Days before Lee’s interviews with Japanese news outlets, Abe said in a parliamentary session that it was necessary to maintain dialogue with South Korea, which he described as an “important neighboring country.”

Given the difference in the positions of Seoul and Tokyo over the forced labor issue, it would be too much to expect Lee’s visit to make tangible accomplishments in improving soured relations. But it could, and should, serve as an occasion to set the stage for a summit between Moon and Abe, who last met in September last year. Lee himself last week expressed hopes of playing a “messenger role” between the two leaders.

Moon and Abe need to meet soon to affirm their will to settle disputes between the two countries, giving impetus to working-level efforts to find diplomatic solutions.
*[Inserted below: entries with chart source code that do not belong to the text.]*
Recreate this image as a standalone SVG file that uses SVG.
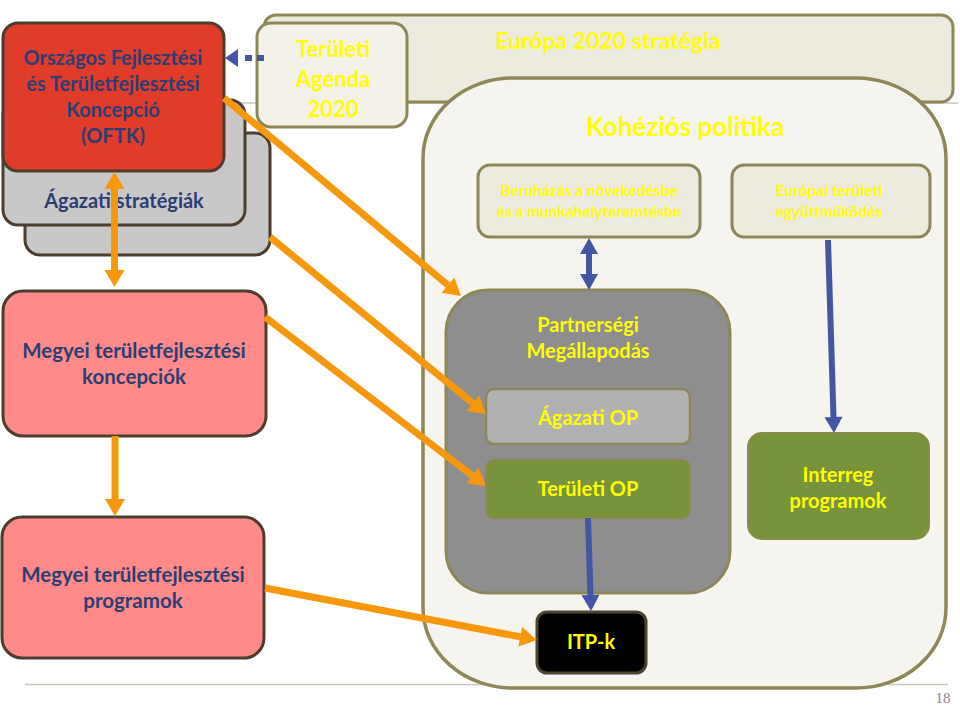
<svg xmlns="http://www.w3.org/2000/svg" width="960" height="708" viewBox="0 0 960 708">
<style>
.navy{font-family:Lato,"Open Sans","Liberation Sans",sans-serif;font-weight:bold;fill:#2C3E73;text-anchor:middle}
.yel{font-family:Lato,"Open Sans","Liberation Sans",sans-serif;font-weight:bold;fill:#FFFF00;text-anchor:middle}
.cream{fill:#EDEADF;stroke:#8E8757;stroke-width:3}
.pink{fill:#FF8A8A;stroke:#4D3D2D;stroke-width:3}
.gray{fill:#C8C8C8;stroke:#4D3D2D;stroke-width:3}
.or{stroke:#F7980C;stroke-width:7;fill:none}
.bl{stroke:#4356A6;stroke-width:6;fill:none}
</style>
<defs>
<marker id="ao" markerUnits="userSpaceOnUse" markerWidth="17" markerHeight="20" refX="0" refY="10" orient="auto-start-reverse" overflow="visible"><path d="M0,0 L17,10 L0,20 z" fill="#F7980C"/></marker>
<marker id="ab" markerUnits="userSpaceOnUse" markerWidth="16" markerHeight="18" refX="0" refY="9" orient="auto-start-reverse" overflow="visible"><path d="M0,0 L16,9 L0,18 z" fill="#4356A6"/></marker>
<marker id="ad" markerUnits="userSpaceOnUse" markerWidth="13" markerHeight="18" refX="0" refY="9" orient="auto" overflow="visible"><path d="M0,0 L13,9 L0,18 z" fill="#4356A6"/></marker>
</defs>
<rect width="960" height="708" fill="#FFFFFF"/>
<g id="slide-lines" stroke="#C9C6BA" stroke-width="1.5">
<line x1="224" y1="103" x2="958" y2="103"/>
<line x1="25" y1="684.5" x2="948" y2="684.5"/>
</g>
<g id="europa2020">
<rect class="cream" x="264" y="15" width="689" height="87" rx="12"/>
<text class="yel" x="608" y="49" font-size="23">Európa 2020 stratégia</text>
</g>
<g id="teruleti-agenda">
<rect x="257" y="23" width="150" height="104" rx="14" fill="#F4F2E8" stroke="#8E8757" stroke-width="3"/>
<text class="yel" x="333" y="57" font-size="22">Területi</text>
<text class="yel" x="333" y="87" font-size="22">Agenda</text>
<text class="yel" x="333" y="117" font-size="22">2020</text>
</g>
<g id="kohezios-politika">
<rect x="423" y="78" width="523" height="610" rx="90" ry="80" fill="#F5F4EE" stroke="#8E8757" stroke-width="3.5"/>
<text class="yel" x="685" y="136" font-size="26">Kohéziós politika</text>
</g>
<g id="beruhazas">
<rect class="cream" x="478" y="165" width="222" height="72" rx="12"/>
<text class="yel" x="589" y="196" font-size="15.5">Beruházás a növekedésbe</text>
<text class="yel" x="589" y="217" font-size="15.5">és a munkahelyteremtésbe</text>
</g>
<g id="europai-teruleti">
<rect class="cream" x="732" y="165" width="198" height="72" rx="12"/>
<text class="yel" x="829" y="196" font-size="15.5">Európai területi</text>
<text class="yel" x="829" y="217" font-size="15.5">együttműködés</text>
</g>
<g id="partnersegi">
<rect x="446" y="290" width="284" height="303" rx="42" fill="#8E8E8E" stroke="#8E8757" stroke-width="3"/>
<text class="yel" x="588" y="332" font-size="20">Partnerségi</text>
<text class="yel" x="588" y="358" font-size="20">Megállapodás</text>
</g>
<g id="agazati-op">
<rect x="486" y="389" width="204" height="55" rx="8" fill="#B1B1B1" stroke="#8E8757" stroke-width="2.5"/>
<text class="yel" x="588" y="425" font-size="20">Ágazati OP</text>
</g>
<g id="teruleti-op">
<rect x="486" y="460" width="204" height="58" rx="8" fill="#77933C" stroke="#8A8A4A" stroke-width="2"/>
<text class="yel" x="588" y="496" font-size="20">Területi OP</text>
</g>
<g id="interreg">
<rect x="748" y="433" width="181" height="106" rx="14" fill="#77933C" stroke="#8A8A4A" stroke-width="2"/>
<text class="yel" x="838" y="482" font-size="20">Interreg</text>
<text class="yel" x="838" y="508" font-size="20">programok</text>
</g>
<g id="itp-k">
<rect x="537" y="612" width="109" height="61" rx="10" fill="#000000" stroke="#4A4530" stroke-width="3"/>
<text class="yel" x="591" y="649" font-size="20">ITP-k</text>
</g>
<g id="agazati-strategiak">
<rect class="gray" x="25" y="133" width="245" height="122" rx="15"/>
<rect class="gray" x="3" y="100" width="242" height="125" rx="15"/>
<text class="navy" x="124" y="208" font-size="20">Ágazati stratégiák</text>
</g>
<g id="oftk">
<rect x="3" y="23" width="221" height="148" rx="15" fill="#E13B2A" stroke="#4D3D2D" stroke-width="3"/>
<text class="navy" x="113" y="65" font-size="20">Országos Fejlesztési</text>
<text class="navy" x="113" y="91" font-size="20">és Területfejlesztési</text>
<text class="navy" x="113" y="117" font-size="20">Koncepció</text>
<text class="navy" x="113" y="143" font-size="20">(OFTK)</text>
</g>
<g id="megyei-koncepciok">
<rect class="pink" x="3" y="291" width="263" height="145" rx="20"/>
<text class="navy" x="134" y="358" font-size="20.5">Megyei területfejlesztési</text>
<text class="navy" x="134" y="384" font-size="20.5">koncepciók</text>
</g>
<g id="megyei-programok">
<rect class="pink" x="2" y="517" width="262" height="141" rx="20"/>
<text class="navy" x="133" y="582" font-size="20.5">Megyei területfejlesztési</text>
<text class="navy" x="133" y="608" font-size="20.5">programok</text>
</g>
<g id="connectors">
<line class="or" x1="114.5" y1="189" x2="114.5" y2="270" marker-start="url(#ao)" marker-end="url(#ao)"/>
<line class="or" x1="115" y1="436" x2="115" y2="499" marker-end="url(#ao)"/>
<line class="or" x1="224" y1="98" x2="447.95" y2="285.1" marker-end="url(#ao)"/>
<line class="or" x1="270" y1="237" x2="472.85" y2="403.23" marker-end="url(#ao)"/>
<line class="or" x1="265" y1="317" x2="472.5" y2="475.67" marker-end="url(#ao)"/>
<line class="or" x1="265" y1="588" x2="520.3" y2="636.8" marker-end="url(#ao)"/>
<line class="bl" x1="589" y1="254" x2="589" y2="274" marker-start="url(#ab)" marker-end="url(#ab)"/>
<line class="bl" x1="828" y1="240" x2="833.5" y2="417" marker-end="url(#ab)"/>
<line class="bl" x1="588" y1="518" x2="590.5" y2="595" marker-end="url(#ab)"/>
<line class="bl" x1="264" y1="58" x2="238" y2="58" stroke-dasharray="7 5 7 7" marker-end="url(#ad)"/>
</g>
<text x="943" y="703" font-family="Liberation Serif,serif" font-size="15" fill="#8A8A8A" text-anchor="middle">18</text>
</svg>
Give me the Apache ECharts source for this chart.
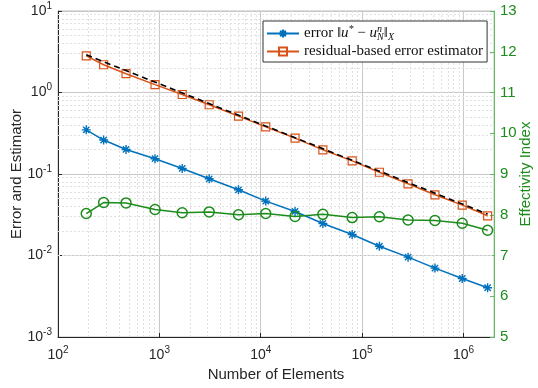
<!DOCTYPE html>
<html><head><meta charset="utf-8">
<script src="https://cdn.jsdelivr.net/npm/echarts@6/dist/echarts.min.js"></script>
<style>html,body{margin:0;padding:0;background:#fff}#c{width:538px;height:388px}</style>
</head><body><div id="c"></div>
<script>
const elements = [190, 282, 469, 906, 1680, 3100, 6030, 11200, 21800, 41000, 79800, 148000, 284000, 523000, 972000, 1730000];
const errorVals = [0.348, 0.261, 0.200, 0.154, 0.117, 0.0873, 0.0640, 0.0465, 0.0347, 0.0247, 0.0181, 0.0130, 0.00955, 0.00700, 0.00522, 0.00402];
const estimatorVals = [2.82, 2.19, 1.70, 1.25, 0.945, 0.707, 0.513, 0.379, 0.276, 0.198, 0.145, 0.105, 0.0758, 0.0556, 0.0415, 0.0307];
const effectivityVals = [8.03, 8.30, 8.29, 8.13, 8.05, 8.07, 8.00, 8.03, 7.96, 8.01, 7.93, 7.95, 7.87, 7.86, 7.79, 7.62];
const refX = [190, 1730000];
const refY = [2.90, 0.0322];
const xMinor = [200,300,400,500,600,700,800,900,2000,3000,4000,5000,6000,7000,8000,9000,20000,30000,40000,50000,60000,70000,80000,90000,200000,300000,400000,500000,600000,700000,800000,900000];
const yMinor = [];
[0.001,0.01,0.1,1].forEach(d=>{for(let k=2;k<=9;k++) yMinor.push(+(d*k).toPrecision(3));});

const chart = echarts.init(document.getElementById('c'));
const sans = 'Liberation Sans, Arial, sans-serif';
const serif = 'Liberation Serif, Times New Roman, serif';
const green = '#1c8c1c';
const blue = '#0072BD';
const orange = '#D95319';
function powLabel(v){
  const e = Math.log10(v);
  if (Math.abs(e - Math.round(e)) > 1e-6) return '';
  return '{b|10}{s|' + Math.round(e) + '}';
}
const powRich = {b:{fontSize:14, fontFamily:sans, color:'#262626'}, s:{fontSize:10, fontFamily:sans, color:'#262626', padding:[0,0,10,0]}};
const asterisk = 'path://M0,-1L0,1M-1,0L1,0M-0.7,-0.7L0.7,0.7M-0.7,0.7L0.7,-0.7';

const minorLines = xMinor.map(v=>({xAxis:v})).concat(yMinor.map(v=>({yAxis:v})));

chart.setOption({
  animation:false,
  backgroundColor:'#fff',
  grid:{left:58, right:44, top:11, bottom:51, outerBoundsMode:'none', containLabel:false, show:true, borderColor:'#bdbdbd', borderWidth:1},
  legend:{
    orient:'vertical', left:263, top:21, itemWidth:32, itemHeight:10, itemGap:2, zlevel:2,
    padding:[3,4,3,3], borderColor:'#333', borderWidth:1, backgroundColor:'#fff',
    data:['error','residual-based error estimator'],
    formatter:function(n){
      if(n==='error') return '{t|error ‖}{i|u}{sp|*}{t| − }{i|u}{sp|n}{sbx|N}{t|‖}{sb|X}';
      return '{t|residual-based error estimator}';
    },
    textStyle:{fontFamily:serif, fontSize:15, color:'#111',
      rich:{t:{fontFamily:serif,fontSize:15,color:'#111'},
            i:{fontFamily:serif,fontSize:15,fontStyle:'italic',color:'#111'},
            sp:{fontFamily:serif,fontSize:10,fontStyle:'italic',color:'#111',padding:[0,0,9,0]},
            sbx:{fontFamily:serif,fontSize:10,fontStyle:'italic',color:'#111',padding:[7,0,0,-5]},
            sb:{fontFamily:serif,fontSize:10,fontStyle:'italic',color:'#111',padding:[7,0,0,0]}}}
  },
  xAxis:{type:'log', logBase:10, min:100, max:2000000,
    name:'Number of Elements', nameLocation:'middle', nameGap:30, nameMoveOverlap:false,
    nameTextStyle:{fontFamily:sans, fontSize:15, color:'#262626'},
    axisLine:{lineStyle:{color:'#262626'}}, axisTick:{inside:true, length:4, lineStyle:{color:'#262626'}},
    axisLabel:{formatter:powLabel, rich:powRich, margin:8, showMaxLabel:false},
    splitLine:{show:true, lineStyle:{color:'#c8c8c8'}}},
  yAxis:[
    {type:'log', logBase:10, min:0.001, max:10,
     name:'Error and Estimator', nameLocation:'middle', nameGap:34, nameMoveOverlap:false,
     nameTextStyle:{fontFamily:sans, fontSize:15, color:'#262626'},
     axisLine:{show:true, lineStyle:{color:'#262626'}}, axisTick:{show:true, inside:true, length:4},
     axisLabel:{formatter:powLabel, rich:powRich, margin:6},
     splitLine:{show:true, lineStyle:{color:'#c8c8c8'}}},
    {type:'value', min:5, max:13, interval:1, position:'right',
     name:'Effectivity Index', nameLocation:'middle', nameGap:24, nameRotate:90, nameMoveOverlap:false,
     nameTextStyle:{fontFamily:sans, fontSize:15, color:green},
     axisLine:{show:true, lineStyle:{color:'#5fbf5f'}}, axisTick:{show:true, inside:true, length:4, lineStyle:{color:'#5fbf5f'}},
     axisLabel:{color:green, fontFamily:sans, fontSize:15, margin:6},
     splitLine:{show:false}}
  ],
  series:[
    {type:'line', name:'minor', data:[], silent:true, z:0, zlevel:0,
     markLine:{silent:true, symbol:'none', label:{show:false}, animation:false,
       lineStyle:{color:'#e0e0e0', type:[2,2], width:1}, data:minorLines}},
    {type:'line', name:'ref', data:refX.map((x,i)=>[x,refY[i]]), showSymbol:false, symbol:'none', zlevel:1,
     lineStyle:{color:'#000', width:1.6, type:[6,4]}, z:3},
    {type:'line', name:'error', data:elements.map((x,i)=>[x,errorVals[i]]), zlevel:1,
     symbol:asterisk, symbolSize:9, color:blue,
     itemStyle:{color:'rgba(0,0,0,0)', borderColor:blue, borderWidth:1.4},
     lineStyle:{color:blue, width:1.5, type:'solid'}, z:4},
    {type:'line', name:'residual-based error estimator', data:elements.map((x,i)=>[x,estimatorVals[i]]), zlevel:1,
     symbol:'rect', symbolSize:8, color:orange,
     itemStyle:{color:'rgba(255,255,255,0)', borderColor:orange, borderWidth:1.2},
     lineStyle:{color:orange, width:1.5, type:'solid'}, z:2},
    {type:'line', name:'effectivity', yAxisIndex:1, data:elements.map((x,i)=>[x,effectivityVals[i]]), zlevel:1,
     symbol:'circle', symbolSize:10, color:green,
     itemStyle:{color:'rgba(255,255,255,0)', borderColor:green, borderWidth:1.5},
     lineStyle:{color:green, width:1.5, type:'solid'}, z:4}
  ]
});
</script></body></html>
Their meeting may be set up on the sidelines of some of the regional summit talks set to be held in the coming months, including the Asia-Pacific Economic Cooperation conference hosted by Chile in mid-November.

Seoul and Tokyo have held each other responsible for the worsening bilateral ties. But both sides have little time to avoid their ongoing disputes causing more severe consequences.

The prolonged trade restrictions against each other would inflict increasing damages on not only the economies of the two countries but also the global supply chains in high-tech sectors.

The expiration of the General Security of Military Information Agreement, signed in 2016 under the auspices of the US, would weaken the trilateral security cooperation among Seoul, Tokyo and Washington against persistent nuclear and ballistic missile threats from North Korea.

President Moon’s administration appears to be worried that the termination of the accord would irk Washington, which has repeatedly called on Seoul to reconsider the decision urgently. Such concern may be the main factor behind Seoul’s active stance on mending its frayed ties with Tokyo.

But Abe’s government has so far shown no signs of accepting Seoul’s proposal to extend the GSOMIA in return for Tokyo’s withdrawal of export curbs. It is expected to withdraw retaliatory measures only when the forced labor issue is settled in the direction of suiting its position.

Given the sensitivity of the issue, the South Korean court is advised to consider further delaying legal steps to liquidate assets here of Japanese firms that have refused to comply with the order to compensate forced labor victims. For its part, Tokyo needs to reconsider its objection to Seoul’s suggestion that companies from both nations raise a joint fund for the compensation scheme. The South Korean government could contribute to the fund if the measure helps reach a compromise with Japan.

As some observers note, the Moon administration could use what it sees as Tokyo’s intransigent stance to deflect or alleviate Washington’s anger at the eventual termination of the military information-sharing accord.